Full details of the government’s travel restart plans are not expected on Monday despite PM Boris Johnson promising to say “a bit about what the Global Travel Taskforce has come up with on April 5”.

More is expected on April 12 when the Taskforce report is due for publication. Johnson is expected to unveil a traffic-light system ranking countries not just on rates of Covid-19 infection, vaccination and testing but the prevalence of variants.

An industry source suggested April 5 might see no more than “a statement of direction of travel, a softener for good news or a need to be cautious”, saying: “They’re frantically pulling the report together. It needs to be discussed across government. There might not be much detail.”

Full details may not come on April 12, either. The source said: “We don’t think we’ll have something definite on April 12. It might give a framework but have triggers that need to be met. We need to be realistic.”

Various three or four-colour traffic-light schemes have been trailed in the media, with different combinations of testing and quarantine. The source said: “It’s not the colours that matter, it’s the restrictions and that decision is probably not made yet. The devil will be in the measures in place for any country. We might not know till nearer the restart.

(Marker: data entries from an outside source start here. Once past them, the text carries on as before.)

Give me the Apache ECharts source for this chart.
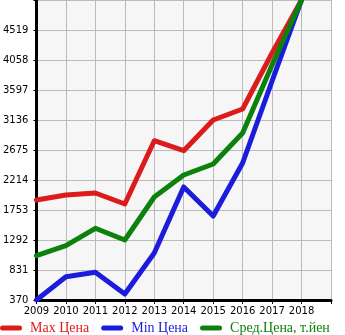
<!DOCTYPE html>
<html><head><meta charset="utf-8">
<script src="https://cdn.jsdelivr.net/npm/echarts@6/dist/echarts.min.js"></script>
<style>html,body{margin:0;padding:0;background:#fff}#c{width:345px;height:335px}</style>
</head><body><div id="c"></div>
<script>
var years = ['2009','2010','2011','2012','2013','2014','2015','2016','2017','2018',''];
var maxPrice = [1907, 1983, 2014, 1845, 2818, 2664, 3136, 3305, 4165, 4980];
var minPrice = [370, 728, 796, 462, 1092, 2107, 1661, 2475, 3735, 4980];
var avgPrice = [1051, 1205, 1472, 1292, 1953, 2291, 2460, 2936, 3981, 4980];
var names = ['Max Цена', 'Min Цена', 'Сред.Цена, т.йен'];
var colors = ['#dc1c1c', '#1c1cdc', '#0c820c'];
var yMin = 370, yMax = 4980, yStep = 461;

var chart = echarts.init(document.getElementById('c'));
function mk(i, data) {
  return {name: names[i], type: 'line', data: data, symbol: 'none', smooth: false,
    lineStyle: {width: 5, color: colors[i], cap: 'round', join: 'round'}, itemStyle: {color: colors[i]}};
}
chart.setOption({
  animation: false,
  backgroundColor: '#fff',
  grid: {left: 31, right: 14, top: 0, bottom: 35, show: true, backgroundColor: '#f6f6f6', borderWidth: 0},
  legend: {top: 321, left: 0, padding: 0, itemWidth: 22, itemHeight: 5, itemGap: 12,
    icon: 'path://M2.5,0 L19.5,0 A2.5,2.5 0 0 1 19.5,5 L2.5,5 A2.5,2.5 0 0 1 2.5,0 Z',
    data: names.map(function(n, i){ return {name: n, textStyle: {color: colors[i]}}; }),
    textStyle: {fontFamily: 'Liberation Serif', fontSize: 14, padding: [0, 0, 0, 3]}},
  xAxis: {type: 'category', data: years, boundaryGap: false,
    axisLine: {lineStyle: {color: '#000', width: 3}},
    axisTick: {show: true, length: 4, lineStyle: {color: '#000'}},
    axisLabel: {color: '#000', fontFamily: 'DejaVu Sans', fontSize: 10, margin: 6, interval: 0},
    splitLine: {show: true, lineStyle: {color: '#bbb', width: 1}}},
  yAxis: {type: 'value', min: yMin, max: yMax, interval: yStep,
    axisLine: {show: true, lineStyle: {color: '#000', width: 3}},
    axisTick: {show: true, length: 3, lineStyle: {color: '#000'}},
    axisLabel: {color: '#000', fontFamily: 'DejaVu Sans', fontSize: 10, margin: 8,
      formatter: function(v){ return v >= yMax ? '' : String(v); }},
    splitLine: {show: true, lineStyle: {color: '#bbb', width: 1}}},
  series: [mk(0, maxPrice), mk(1, minPrice), mk(2, avgPrice)]
});
</script></body></html>
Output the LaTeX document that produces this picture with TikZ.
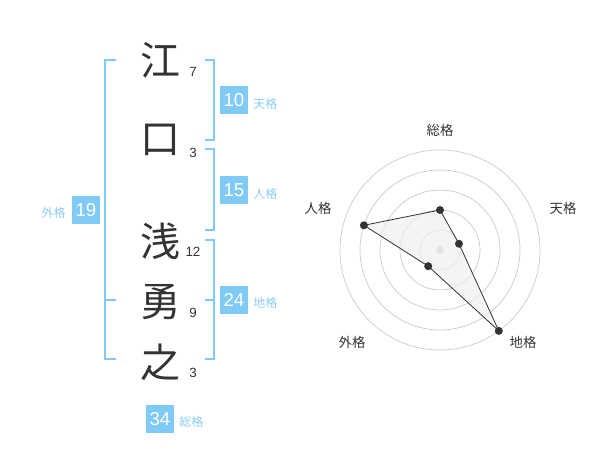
\documentclass[tikz,border=0pt]{standalone}
\usepackage{fontspec}
\setmainfont{Liberation Sans}
\newfontfamily\cjk{Noto Sans CJK JP}
\definecolor{kblue}{RGB}{128,202,246}
\definecolor{klabel}{RGB}{140,205,240}
\definecolor{kdark}{RGB}{51,51,51}
\definecolor{kgrid}{RGB}{200,200,200}
\begin{document}
\begin{tikzpicture}[x=0.75pt,y=-0.75pt,
  kanji/.style={font=\cjk\fontsize{30}{30}\selectfont, text=kdark, inner sep=0pt},
  strokes/.style={font=\fontsize{10}{10}\selectfont, text=kdark, inner sep=0pt},
  numbox/.style={fill=kblue, text=white, minimum width=21pt, minimum height=21pt, inner sep=0pt, font=\fontsize{14}{14}\selectfont},
  kaku/.style={font=\cjk\fontsize{9}{9}\selectfont, text=klabel, inner sep=0pt},
  bracket/.style={draw=kblue, line width=1.5pt},
  rlabel/.style={font=\cjk\fontsize{10}{10}\selectfont, text=kdark, inner sep=0pt},
  grid/.style={draw=kgrid, line width=0.5pt},
  dot/.style={circle, fill=kdark, inner sep=0pt, minimum size=6pt}
]
\useasboundingbox (0,0) rectangle (600,470);
% kanji
\node[kanji] (k1) at (160,60) {江};
\node[kanji] (k2) at (160,140) {口};
\node[kanji] (k3) at (160,241) {浅};
\node[kanji] (k4) at (160,302) {勇};
\node[kanji] (k5) at (160,362) {之};
% stroke counts
\node[strokes] (s1) at (193,72) {7};
\node[strokes] (s2) at (193,153) {3};
\node[strokes] (s3) at (193,252) {12};
\node[strokes] (s4) at (193,313) {9};
\node[strokes] (s5) at (193,373) {3};
% brackets
\draw[bracket] (116,60) -- (105,60) -- (105,359) -- (116,359);
\draw[bracket] (105,300) -- (116,300);
\draw[bracket] (205,60) -- (214,60) -- (214,140) -- (205,140);
\draw[bracket] (205,149) -- (214,149) -- (214,230) -- (205,230);
\draw[bracket] (205,240) -- (214,240) -- (214,359) -- (205,359);
\draw[bracket] (205,300) -- (214,300);
% boxes and labels
\node[numbox] (ten) at (234,100) {10};
\node[kaku, anchor=west] (tenl) at (253,104) {天格};
\node[numbox] (jin) at (234,190) {15};
\node[kaku, anchor=west] (jinl) at (253,194) {人格};
\node[numbox] (chi) at (234,300) {24};
\node[kaku, anchor=west] (chil) at (253,303) {地格};
\node[numbox] (gai) at (86,210) {19};
\node[kaku, anchor=east] (gail) at (66,213) {外格};
\node[numbox] (sou) at (160,419) {34};
\node[kaku, anchor=west] (soul) at (179,422) {総格};
% radar
\coordinate (c) at (440,250);
\foreach \r in {15,30,45,60,75} \draw[grid] (c) circle[radius=\r pt];
\fill[kgrid] (c) circle[radius=3pt];
\coordinate (pS) at (440,210);
\coordinate (pT) at (459,243.8);
\coordinate (pC) at (498.8,330.9);
\coordinate (pG) at (428.2,266.2);
\coordinate (pJ) at (363.9,225.3);
\draw[fill=black!6, fill opacity=0.7, draw=kdark, line width=0.6pt] (pS) -- (pT) -- (pC) -- (pG) -- (pJ) -- cycle;
\foreach \p in {pS,pT,pC,pG,pJ} \node[dot] at (\p) {};
\node[rlabel] (lS) at (440,130) {総格};
\node[rlabel] (lT) at (563,208) {天格};
\node[rlabel] (lC) at (523,342) {地格};
\node[rlabel] (lG) at (352,342) {外格};
\node[rlabel] (lJ) at (318,208) {人格};
\end{tikzpicture}
\end{document}
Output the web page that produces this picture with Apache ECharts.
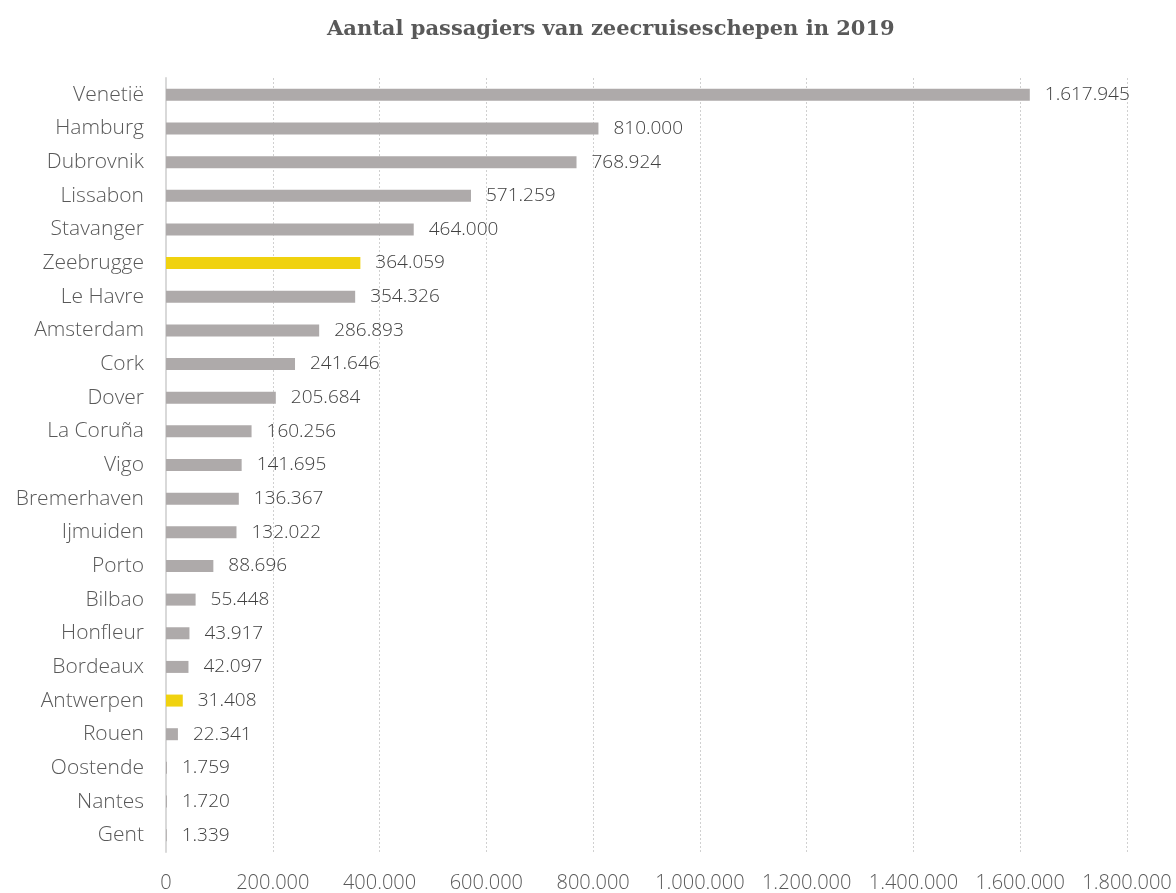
<!DOCTYPE html>
<html>
<head>
<meta charset="utf-8">
<script src="https://cdn.jsdelivr.net/npm/echarts@6/dist/echarts.min.js"></script>
<style>
html,body{margin:0;padding:0;background:#fff;}
#chart{width:1176px;height:893px;}
</style>
</head>
<body>
<div id="chart"></div>
<script>
const categories = ["Venetië","Hamburg","Dubrovnik","Lissabon","Stavanger","Zeebrugge","Le Havre","Amsterdam","Cork","Dover","La Coruña","Vigo","Bremerhaven","Ijmuiden","Porto","Bilbao","Honfleur","Bordeaux","Antwerpen","Rouen","Oostende","Nantes","Gent"];
const passengers = [1617945,810000,768924,571259,464000,364059,354326,286893,241646,205684,160256,141695,136367,132022,88696,55448,43917,42097,31408,22341,1759,1720,1339];
const highlighted = ["Zeebrugge","Antwerpen"];
const titleText = "Aantal passagiers van zeecruiseschepen in 2019";

function fmt(v){ return String(Math.round(v)).replace(/\B(?=(\d{3})+(?!\d))/g, "."); }

const GREY = "#aeaaaa", YELLOW = "#f0d20f";
const chart = echarts.init(document.getElementById('chart'));
chart.setOption({
  backgroundColor: "#fff",
  animation: false,
  title: {
    text: titleText, left: 322, top: 14,
    textStyle: {fontFamily: "DejaVu Serif", fontWeight: "bold", fontSize: 21, color: "#595959"}
  },
  grid: {left: 166, right: 49, top: 78, bottom: 40, containLabel: false},
  xAxis: {
    type: "value", min: 0, max: 1800000, interval: 200000,
    axisLine: {show: false}, axisTick: {show: false},
    splitLine: {show: true, lineStyle: {type: [2,2], color: "#d0d0d0", width: 1}},
    axisLabel: {formatter: fmt, fontFamily: "Open Sans", fontWeight: 300, fontSize: 20, color: "#595959", margin: 21}
  },
  yAxis: {
    type: "category", data: categories, inverse: true,
    axisLine: {show: true, lineStyle: {color: "#d9d9d9", width: 2}},
    axisTick: {show: false},
    axisLabel: {fontFamily: "Open Sans", fontWeight: 300, fontSize: 21, color: "#595959", margin: 22}
  },
  series: [{
    type: "bar",
    data: passengers.map((v,i) => ({value: v, itemStyle: {color: highlighted.includes(categories[i]) ? YELLOW : GREY}})),
    barWidth: 12,
    label: {show: true, position: "right", distance: 15, formatter: p => fmt(p.value),
      fontFamily: "Open Sans", fontWeight: 300, fontSize: 19, color: "#404040"}
  }]
});
</script>
</body>
</html>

“[But] the main thing we want is a robust model we can deliver operationally.”

To be robust, the system will need to incorporate changes to the rating of countries. The source noted: “People might feel clarity means a plan that doesn’t change. But that is not going to happen. The stricter the measures, the earlier we could open. Fewer restrictions could mean we have to wait. But you either delay or have a stronger regime.

“If the situation in Europe was more stable, the job would be easier. There is no question there is a challenge. The government is being extremely cautious and it’s understandable.”

The source added: “The report is one thing. Implementation is another. Too many people have taken May 17 as a ‘strong’ date. We’re not hung up on the date.”

A second industry source agreed: “We expect Boris to respond fully on April 12 [when] there could be quite a bit of detail about what a traffic-light system looks like, but little on what countries are where.

“In a way, this review is a month too soon. Europe is a basket case at the moment, but the EU will get 300 million vaccines in the next month [and] we’re getting more data on whether vaccines are effective against the variants. We could see a recovery from June.”

The restrictions on ‘green’ destinations remain “the million-dollar question”, said the source, adding: “A travel corridor should probably not have many restrictions, but we don’t know the government will go for that. They might say you need a test.”

The source warned: “The government is weighing up the cost of a vaccine resistant variant coming in, against the cost of not restarting travel and you can see which is the lesser of two evils.”